Yurt içinde, aralarında 1. Uluslararası Köyceğiz Film Festivali, 3. Açıkhava Film Festivali (Ankara), Kısa metrajlı Film Şenliği (Ankara), Isparta Gül Festivali, Şişli Halk Müziği Festivali`nin de bulunduğu birçok festivalde yer almıştır.
Son yıllarda Züleyha Abdullayeva’nın yaptığı Müzik Terapisi çalışmalarına katılarak, sanatına bambaşka bir yön verdi.

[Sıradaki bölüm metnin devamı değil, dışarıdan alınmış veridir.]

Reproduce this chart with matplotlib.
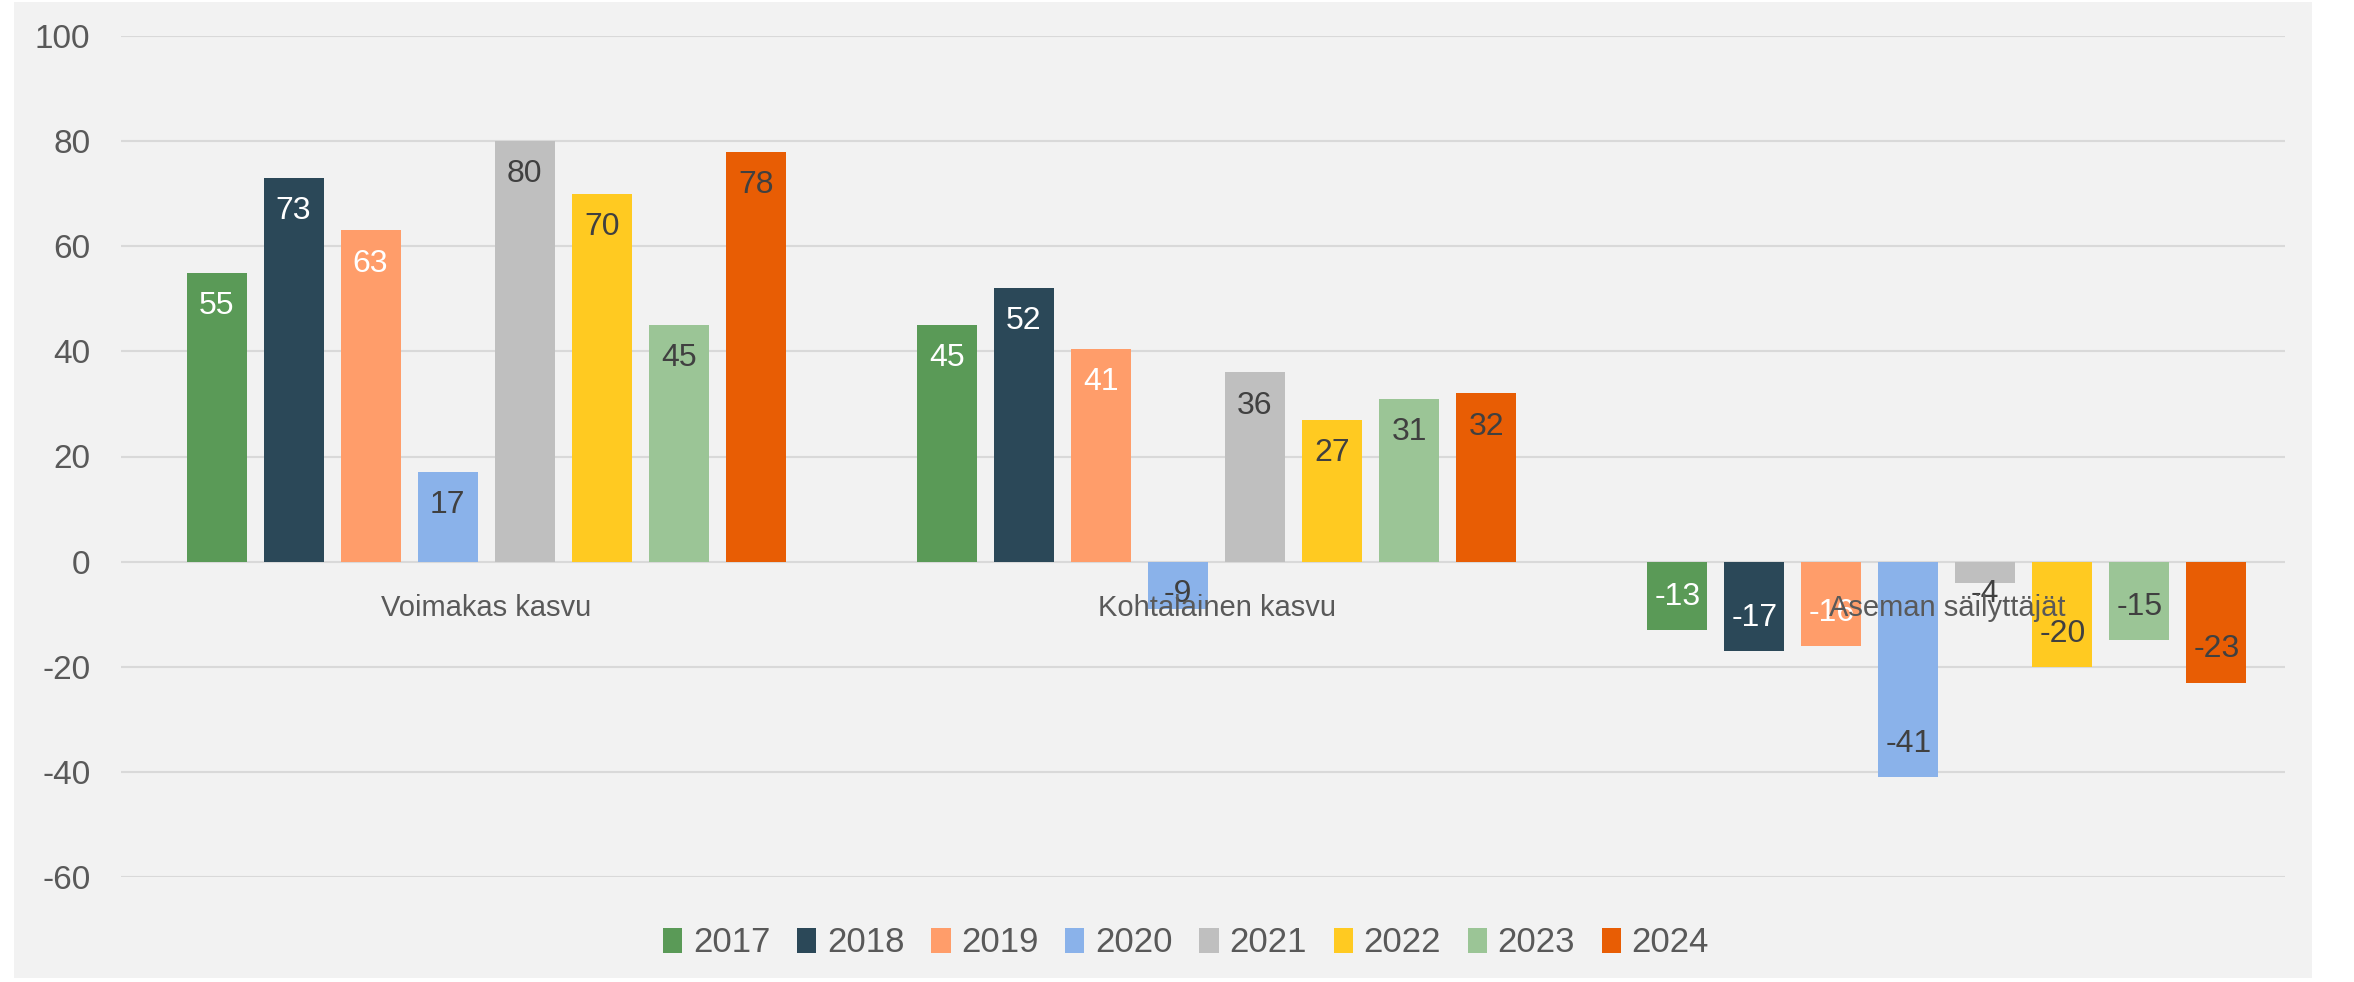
import matplotlib
matplotlib.use("Agg")
import matplotlib.pyplot as plt
from matplotlib.patches import Rectangle, Patch
import numpy as np

categories = ["Voimakas kasvu", "Kohtalainen kasvu", "Aseman säilyttäjät"]
years = ["2017", "2018", "2019", "2020", "2021", "2022", "2023", "2024"]
values = {
    "2017": [55, 45, -13],
    "2018": [73, 52, -17],
    "2019": [63, 40.5, -16],
    "2020": [17, -9, -41],
    "2021": [80, 36, -4],
    "2022": [70, 27, -20],
    "2023": [45, 31, -15],
    "2024": [78, 32, -23],
}
labels = {
    "2017": ["55", "45", "-13"],
    "2018": ["73", "52", "-17"],
    "2019": ["63", "41", "-16"],
    "2020": ["17", "-9", "-41"],
    "2021": ["80", "36", "-4"],
    "2022": ["70", "27", "-20"],
    "2023": ["45", "31", "-15"],
    "2024": ["78", "32", "-23"],
}
colors = ["#5a9a57", "#2b4858", "#ff9d6a", "#8ab2ea", "#bfbfbf", "#ffca21", "#9bc596", "#e85d04"]
label_colors = ["white", "white", "white", "#404040", "#404040", "#404040", "#404040", "#404040"]
yticks = [-60, -40, -20, 0, 20, 40, 60, 80, 100]

W, H = 2354, 982
fig = plt.figure(figsize=(W / 100, H / 100), dpi=100)
fig.patch.set_facecolor("white")
bg = Rectangle((14 / W, 4 / H), (2312 - 14) / W, (H - 6) / H,
               transform=fig.transFigure, facecolor="#f2f2f2",
               edgecolor="none", zorder=-10)
fig.add_artist(bg)

ax = fig.add_axes([121 / W, 105 / H, (2285 - 121) / W, (877 - 36) / H])
ax.set_zorder(1)
ax.set_facecolor("none")
font = "Liberation Sans"
tc = "#595959"

x = np.arange(len(categories))
step = 77 / 730
bw = 60 / 730
for i, y in enumerate(years):
    pos = x + (i - 3.5) * step
    ax.bar(pos, values[y], width=bw, color=colors[i], zorder=3, label=y)
    for px, v, lab in zip(pos, values[y], labels[y]):
        s = 1 if v >= 0 else -1
        ly = s * max(abs(v) - 6.3, 6.1)
        ax.text(px, ly, lab, ha="center", va="center", fontsize=23,
                color=label_colors[i], family=font, zorder=5)

for cx, cat in zip(x, categories):
    ax.annotate(cat, (cx, 0), xytext=(0, -33.5), textcoords="offset points",
                ha="center", va="center", fontsize=21, color=tc, family=font, zorder=6)

ax.set_xlim(-0.5, 2.463)
ax.set_ylim(-60, 100)
ax.set_yticks(yticks)
ax.set_yticklabels([str(t) for t in yticks], fontsize=24, color=tc, family=font)
ax.tick_params(axis="y", length=0, pad=22)
ax.set_xticks([])
ax.grid(axis="y", color="#d9d9d9", linewidth=1.5, zorder=1)
for sp in ax.spines.values():
    sp.set_visible(False)

handles = [Patch(facecolor=c, edgecolor="none") for c in colors]
leg = fig.legend(handles, years, loc="center", bbox_to_anchor=(1186 / W, 1 - 943 / H),
                 ncol=8, frameon=False, handlelength=0.55, handleheight=0.7,
                 handletextpad=0.3, columnspacing=0.78, prop={"family": font, "size": 25})
for t in leg.get_texts():
    t.set_color(tc)

fig.savefig("out.png", dpi=100, facecolor=fig.get_facecolor())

Piyanonun sesine bir de soprano vokal katılınca, müziğin tedavi gücünü arttırdı.
Hepimizin içinde bizi kutsal kılan bir ışık zerreciği vardır. Bu zerrecik belirli zamanlarda içimizdeki enerjinin titreşimleriyle birleşip maddeselleşir ve sese, yani işitilir hale dönüşmeye başlayabilir. Müziğin tedavi gücü, insanların günlük yaşamında aranan, arzu edilen hoş bir huzur etkisini göstermektedir. İbni Sina’nın açıkladığı gibi; “Tedavi hastaya hiçbir kötü duygu vermeden, rahat ve hoş bir ortam yaratmalıdır”. Züleyha Abdullayeva, dinleyiciyle arasında bir enerji bağı kurarak, onlarda duyumsadığı bu ışığın dinamiğini, doğaçlama çalacağı piyano ile yansıtmaya çalışacak. Öfke, kaygı, korku, baskı gibi negatif duygulardan arınıp çözülmeyi hedefleyen bu performans, müzik yoluyla bilinçaltını uyararak algıyı değiştiren ve dönüştüren bir deneyimi dinleyicilerle paylaşmayı amaçlıyor. Bu terapi sırasında değişik ruh halleri içerisine girip, hayatınızda o dönüm noktalarını birdaha yaşayıp, bütün duygularınızı boşaltıp ve yepyeni bir ruhla ordan ayrılmış olacaksınız.